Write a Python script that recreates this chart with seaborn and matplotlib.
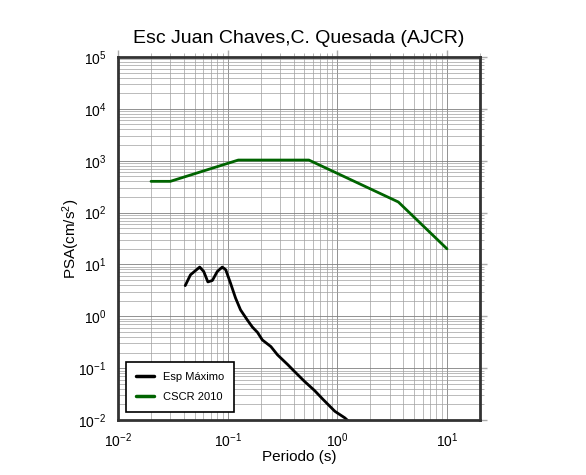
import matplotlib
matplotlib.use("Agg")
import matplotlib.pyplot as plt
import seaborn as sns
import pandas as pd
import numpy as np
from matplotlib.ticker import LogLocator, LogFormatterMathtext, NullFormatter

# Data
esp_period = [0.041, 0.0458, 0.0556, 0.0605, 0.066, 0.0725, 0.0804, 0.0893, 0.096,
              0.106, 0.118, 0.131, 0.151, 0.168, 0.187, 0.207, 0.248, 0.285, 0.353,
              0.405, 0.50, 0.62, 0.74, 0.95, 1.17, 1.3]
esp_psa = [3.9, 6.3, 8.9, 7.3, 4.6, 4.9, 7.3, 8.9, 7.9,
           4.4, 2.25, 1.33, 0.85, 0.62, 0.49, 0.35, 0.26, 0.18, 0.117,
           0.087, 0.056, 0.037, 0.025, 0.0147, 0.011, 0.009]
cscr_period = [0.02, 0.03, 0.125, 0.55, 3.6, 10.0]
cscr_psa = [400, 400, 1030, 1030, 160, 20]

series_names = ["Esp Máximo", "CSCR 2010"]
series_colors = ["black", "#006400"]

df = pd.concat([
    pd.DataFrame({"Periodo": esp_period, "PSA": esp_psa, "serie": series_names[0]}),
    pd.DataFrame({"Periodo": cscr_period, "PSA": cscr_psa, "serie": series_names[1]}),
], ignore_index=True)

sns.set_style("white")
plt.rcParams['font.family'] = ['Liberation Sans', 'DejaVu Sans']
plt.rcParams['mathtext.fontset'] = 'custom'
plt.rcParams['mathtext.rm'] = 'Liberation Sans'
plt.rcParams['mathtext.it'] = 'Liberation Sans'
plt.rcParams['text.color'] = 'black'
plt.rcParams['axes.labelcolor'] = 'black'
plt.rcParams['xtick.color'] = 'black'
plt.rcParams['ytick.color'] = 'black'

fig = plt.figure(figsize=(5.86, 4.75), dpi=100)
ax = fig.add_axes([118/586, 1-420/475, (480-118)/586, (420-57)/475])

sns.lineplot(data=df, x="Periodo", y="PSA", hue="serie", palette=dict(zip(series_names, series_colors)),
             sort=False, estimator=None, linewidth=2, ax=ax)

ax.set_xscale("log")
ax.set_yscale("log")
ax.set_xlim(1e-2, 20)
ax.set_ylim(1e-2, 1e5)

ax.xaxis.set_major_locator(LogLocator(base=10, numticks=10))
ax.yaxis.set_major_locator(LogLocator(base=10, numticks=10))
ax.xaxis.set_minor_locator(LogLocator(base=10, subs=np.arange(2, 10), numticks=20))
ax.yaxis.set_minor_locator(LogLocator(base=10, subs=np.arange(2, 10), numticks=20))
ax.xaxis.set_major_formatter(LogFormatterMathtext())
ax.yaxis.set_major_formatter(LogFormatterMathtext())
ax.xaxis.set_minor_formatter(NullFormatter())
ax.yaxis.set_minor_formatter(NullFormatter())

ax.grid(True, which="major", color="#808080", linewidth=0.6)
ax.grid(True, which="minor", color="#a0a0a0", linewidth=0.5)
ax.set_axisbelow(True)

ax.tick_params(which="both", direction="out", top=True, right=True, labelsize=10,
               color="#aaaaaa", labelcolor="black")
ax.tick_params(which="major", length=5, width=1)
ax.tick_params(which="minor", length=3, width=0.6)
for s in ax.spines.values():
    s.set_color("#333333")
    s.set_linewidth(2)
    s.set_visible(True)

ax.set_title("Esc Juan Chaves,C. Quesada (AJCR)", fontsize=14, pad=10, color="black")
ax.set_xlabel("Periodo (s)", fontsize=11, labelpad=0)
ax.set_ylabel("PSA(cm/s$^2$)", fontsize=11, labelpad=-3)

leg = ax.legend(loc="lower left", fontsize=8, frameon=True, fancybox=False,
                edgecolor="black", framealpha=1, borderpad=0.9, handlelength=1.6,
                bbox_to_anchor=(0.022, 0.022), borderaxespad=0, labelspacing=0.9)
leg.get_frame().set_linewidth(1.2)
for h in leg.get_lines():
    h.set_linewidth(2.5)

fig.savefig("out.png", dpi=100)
----------------
Without the pictures, transcribe the listing above exactly.

RESPONSE ::
Write a Python script that recreates this chart with seaborn and matplotlib.
import matplotlib
matplotlib.use("Agg")
import matplotlib.pyplot as plt
import seaborn as sns
import pandas as pd
import numpy as np
from matplotlib.ticker import LogLocator, LogFormatterMathtext, NullFormatter

# Data
esp_period = [0.041, 0.0458, 0.0556, 0.0605, 0.066, 0.0725, 0.0804, 0.0893, 0.096,
              0.106, 0.118, 0.131, 0.151, 0.168, 0.187, 0.207, 0.248, 0.285, 0.353,
              0.405, 0.50, 0.62, 0.74, 0.95, 1.17, 1.3]
esp_psa = [3.9, 6.3, 8.9, 7.3, 4.6, 4.9, 7.3, 8.9, 7.9,
           4.4, 2.25, 1.33, 0.85, 0.62, 0.49, 0.35, 0.26, 0.18, 0.117,
           0.087, 0.056, 0.037, 0.025, 0.0147, 0.011, 0.009]
cscr_period = [0.02, 0.03, 0.125, 0.55, 3.6, 10.0]
cscr_psa = [400, 400, 1030, 1030, 160, 20]

series_names = ["Esp Máximo", "CSCR 2010"]
series_colors = ["black", "#006400"]

df = pd.concat([
    pd.DataFrame({"Periodo": esp_period, "PSA": esp_psa, "serie": series_names[0]}),
    pd.DataFrame({"Periodo": cscr_period, "PSA": cscr_psa, "serie": series_names[1]}),
], ignore_index=True)

sns.set_style("white")
plt.rcParams['font.family'] = ['Liberation Sans', 'DejaVu Sans']
plt.rcParams['mathtext.fontset'] = 'custom'
plt.rcParams['mathtext.rm'] = 'Liberation Sans'
plt.rcParams['mathtext.it'] = 'Liberation Sans'
plt.rcParams['text.color'] = 'black'
plt.rcParams['axes.labelcolor'] = 'black'
plt.rcParams['xtick.color'] = 'black'
plt.rcParams['ytick.color'] = 'black'

fig = plt.figure(figsize=(5.86, 4.75), dpi=100)
ax = fig.add_axes([118/586, 1-420/475, (480-118)/586, (420-57)/475])

sns.lineplot(data=df, x="Periodo", y="PSA", hue="serie", palette=dict(zip(series_names, series_colors)),
             sort=False, estimator=None, linewidth=2, ax=ax)

ax.set_xscale("log")
ax.set_yscale("log")
ax.set_xlim(1e-2, 20)
ax.set_ylim(1e-2, 1e5)

ax.xaxis.set_major_locator(LogLocator(base=10, numticks=10))
ax.yaxis.set_major_locator(LogLocator(base=10, numticks=10))
ax.xaxis.set_minor_locator(LogLocator(base=10, subs=np.arange(2, 10), numticks=20))
ax.yaxis.set_minor_locator(LogLocator(base=10, subs=np.arange(2, 10), numticks=20))
ax.xaxis.set_major_formatter(LogFormatterMathtext())
ax.yaxis.set_major_formatter(LogFormatterMathtext())
ax.xaxis.set_minor_formatter(NullFormatter())
ax.yaxis.set_minor_formatter(NullFormatter())

ax.grid(True, which="major", color="#808080", linewidth=0.6)
ax.grid(True, which="minor", color="#a0a0a0", linewidth=0.5)
ax.set_axisbelow(True)

ax.tick_params(which="both", direction="out", top=True, right=True, labelsize=10,
               color="#aaaaaa", labelcolor="black")
ax.tick_params(which="major", length=5, width=1)
ax.tick_params(which="minor", length=3, width=0.6)
for s in ax.spines.values():
    s.set_color("#333333")
    s.set_linewidth(2)
    s.set_visible(True)

ax.set_title("Esc Juan Chaves,C. Quesada (AJCR)", fontsize=14, pad=10, color="black")
ax.set_xlabel("Periodo (s)", fontsize=11, labelpad=0)
ax.set_ylabel("PSA(cm/s$^2$)", fontsize=11, labelpad=-3)

leg = ax.legend(loc="lower left", fontsize=8, frameon=True, fancybox=False,
                edgecolor="black", framealpha=1, borderpad=0.9, handlelength=1.6,
                bbox_to_anchor=(0.022, 0.022), borderaxespad=0, labelspacing=0.9)
leg.get_frame().set_linewidth(1.2)
for h in leg.get_lines():
    h.set_linewidth(2.5)

fig.savefig("out.png", dpi=100)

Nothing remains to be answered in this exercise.